> _Stated task_
Below is a listing to write out in full, exactly as given, without its pictures.
-- START --
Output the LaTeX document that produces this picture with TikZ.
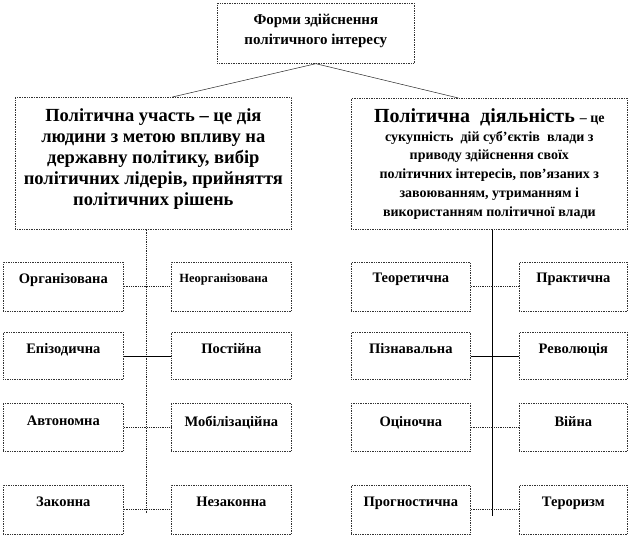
\documentclass[tikz,border=0pt]{standalone}
\usepackage{fontspec}
\setmainfont{Liberation Serif}
\usetikzlibrary{calc}
\newcommand\mycell[3]{\parbox[t][#2pt][t]{#1pt}{\centering #3}}
\newcommand\lblfont{\fontsize{14.5}{16}\selectfont}
\begin{document}
\begin{tikzpicture}[x=1pt,y=-1pt,
  box/.style={draw=black!80, densely dotted, line width=0.7pt, inner sep=0pt, anchor=north west, font=\bfseries},
  thinline/.style={draw=black!85, line width=0.5pt},
  solidline/.style={draw=black, line width=0.7pt},
  dotline/.style={draw=black!85, densely dotted, line width=0.8pt}]
\useasboundingbox (0,0) rectangle (630,536);

% top box
\node[box] (top) at (217,3) {\mycell{197}{60}{\vspace{11pt}\fontsize{15}{20}\selectfont Форми здійснення\\політичного інтересу}};

% big boxes
\node[box] (lp) at (15,97) {\mycell{276}{132}{\vspace{11pt}\fontsize{18.5}{21}\selectfont Політична участь – це дія\\людини з метою впливу на\\державну політику, вибір\\політичних лідерів, прийняття\\політичних рішень}};

\node[box] (rp) at (351,98) {\mycell{276}{131}{\vspace{10pt}{\fontsize{20}{22}\selectfont Політична\ \ діяльність}\ \ \fontsize{14}{18.8}\selectfont – це\\сукупність\ \ дій суб’єктів\ \ влади з\\приводу здійснення своїх\\політичних інтересів, пов’язаних з\\завоюванням, утриманням і\\використанням політичної влади}};

% left group
\node[box] (a1) at (3,262)   {\mycell{120}{49}{\vspace{11pt}\lblfont Організована}};
\node[box] (b1) at (171,262) {\mycell{120}{49}{\raggedright\vspace{11pt}\hspace*{8pt}\fontsize{12.5}{14}\selectfont Неорганізована}};
\node[box] (a2) at (3,332)   {\mycell{120}{47}{\vspace{11pt}\lblfont Епізодична}};
\node[box] (b2) at (171,332) {\mycell{120}{47}{\vspace{11pt}\lblfont Постійна}};
\node[box] (a3) at (3,403)   {\mycell{120}{48}{\vspace{13pt}\lblfont Автономна}};
\node[box] (b3) at (171,403) {\mycell{120}{48}{\vspace{13pt}\lblfont Мобілізаційна}};
\node[box] (a4) at (3,485)   {\mycell{120}{49}{\vspace{12pt}\lblfont Законна}};
\node[box] (b4) at (171,485) {\mycell{120}{49}{\vspace{12pt}\lblfont Незаконна}};

% right group
\node[box] (c1) at (351,262) {\mycell{119}{49}{\vspace{11pt}\lblfont Теоретична}};
\node[box] (d1) at (519,262) {\mycell{108}{49}{\vspace{11pt}\lblfont Практична}};
\node[box] (c2) at (351,332) {\mycell{119}{47}{\vspace{11pt}\lblfont Пізнавальна}};
\node[box] (d2) at (519,332) {\mycell{108}{47}{\vspace{11pt}\lblfont Революція}};
\node[box] (c3) at (351,403) {\mycell{119}{48}{\vspace{13pt}\lblfont Оціночна}};
\node[box] (d3) at (519,403) {\mycell{108}{48}{\vspace{13pt}\lblfont Війна}};
\node[box] (c4) at (351,485) {\mycell{119}{49}{\vspace{12pt}\lblfont Прогностична}};
\node[box] (d4) at (519,485) {\mycell{108}{49}{\vspace{12pt}\lblfont Тероризм}};

% top connectors
\draw[thinline] (top.south) -- ($(lp.north)+(19,0)$);
\draw[thinline] (top.south) -- ($(rp.north)+(-31,0)$);

% vertical spines
\coordinate (lend) at (146,513);
\coordinate (rend) at (492,516);
\draw[dotline] (lp.south -| lend) -- (lend);
\draw[solidline] (rp.south -| rend) -- (rend);

% horizontal connectors
\draw[dotline] (a1.east) -- (b1.west);
\draw[solidline] (a2.east) -- (b2.west);
\draw[dotline] (a3.east) -- (b3.west);
\draw[dotline] (a4.east) -- (b4.west);
\draw[dotline] (c1.east) -- (d1.west);
\draw[solidline] (c2.east) -- (d2.west);
\draw[dotline] (c3.east) -- (d3.west);
\draw[dotline] (c4.east) -- (d4.west);
\end{tikzpicture}
\end{document}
-- END --
> _Reply_
Output the LaTeX document that produces this picture with TikZ.
\documentclass[tikz,border=0pt]{standalone}
\usepackage{fontspec}
\setmainfont{Liberation Serif}
\usetikzlibrary{calc}
\newcommand\mycell[3]{\parbox[t][#2pt][t]{#1pt}{\centering #3}}
\newcommand\lblfont{\fontsize{14.5}{16}\selectfont}
\begin{document}
\begin{tikzpicture}[x=1pt,y=-1pt,
  box/.style={draw=black!80, densely dotted, line width=0.7pt, inner sep=0pt, anchor=north west, font=\bfseries},
  thinline/.style={draw=black!85, line width=0.5pt},
  solidline/.style={draw=black, line width=0.7pt},
  dotline/.style={draw=black!85, densely dotted, line width=0.8pt}]
\useasboundingbox (0,0) rectangle (630,536);

% top box
\node[box] (top) at (217,3) {\mycell{197}{60}{\vspace{11pt}\fontsize{15}{20}\selectfont Форми здійснення\\політичного інтересу}};

% big boxes
\node[box] (lp) at (15,97) {\mycell{276}{132}{\vspace{11pt}\fontsize{18.5}{21}\selectfont Політична участь – це дія\\людини з метою впливу на\\державну політику, вибір\\політичних лідерів, прийняття\\політичних рішень}};

\node[box] (rp) at (351,98) {\mycell{276}{131}{\vspace{10pt}{\fontsize{20}{22}\selectfont Політична\ \ діяльність}\ \ \fontsize{14}{18.8}\selectfont – це\\сукупність\ \ дій суб’єктів\ \ влади з\\приводу здійснення своїх\\політичних інтересів, пов’язаних з\\завоюванням, утриманням і\\використанням політичної влади}};

% left group
\node[box] (a1) at (3,262)   {\mycell{120}{49}{\vspace{11pt}\lblfont Організована}};
\node[box] (b1) at (171,262) {\mycell{120}{49}{\raggedright\vspace{11pt}\hspace*{8pt}\fontsize{12.5}{14}\selectfont Неорганізована}};
\node[box] (a2) at (3,332)   {\mycell{120}{47}{\vspace{11pt}\lblfont Епізодична}};
\node[box] (b2) at (171,332) {\mycell{120}{47}{\vspace{11pt}\lblfont Постійна}};
\node[box] (a3) at (3,403)   {\mycell{120}{48}{\vspace{13pt}\lblfont Автономна}};
\node[box] (b3) at (171,403) {\mycell{120}{48}{\vspace{13pt}\lblfont Мобілізаційна}};
\node[box] (a4) at (3,485)   {\mycell{120}{49}{\vspace{12pt}\lblfont Законна}};
\node[box] (b4) at (171,485) {\mycell{120}{49}{\vspace{12pt}\lblfont Незаконна}};

% right group
\node[box] (c1) at (351,262) {\mycell{119}{49}{\vspace{11pt}\lblfont Теоретична}};
\node[box] (d1) at (519,262) {\mycell{108}{49}{\vspace{11pt}\lblfont Практична}};
\node[box] (c2) at (351,332) {\mycell{119}{47}{\vspace{11pt}\lblfont Пізнавальна}};
\node[box] (d2) at (519,332) {\mycell{108}{47}{\vspace{11pt}\lblfont Революція}};
\node[box] (c3) at (351,403) {\mycell{119}{48}{\vspace{13pt}\lblfont Оціночна}};
\node[box] (d3) at (519,403) {\mycell{108}{48}{\vspace{13pt}\lblfont Війна}};
\node[box] (c4) at (351,485) {\mycell{119}{49}{\vspace{12pt}\lblfont Прогностична}};
\node[box] (d4) at (519,485) {\mycell{108}{49}{\vspace{12pt}\lblfont Тероризм}};

% top connectors
\draw[thinline] (top.south) -- ($(lp.north)+(19,0)$);
\draw[thinline] (top.south) -- ($(rp.north)+(-31,0)$);

% vertical spines
\coordinate (lend) at (146,513);
\coordinate (rend) at (492,516);
\draw[dotline] (lp.south -| lend) -- (lend);
\draw[solidline] (rp.south -| rend) -- (rend);

% horizontal connectors
\draw[dotline] (a1.east) -- (b1.west);
\draw[solidline] (a2.east) -- (b2.west);
\draw[dotline] (a3.east) -- (b3.west);
\draw[dotline] (a4.east) -- (b4.west);
\draw[dotline] (c1.east) -- (d1.west);
\draw[solidline] (c2.east) -- (d2.west);
\draw[dotline] (c3.east) -- (d3.west);
\draw[dotline] (c4.east) -- (d4.west);
\end{tikzpicture}
\end{document}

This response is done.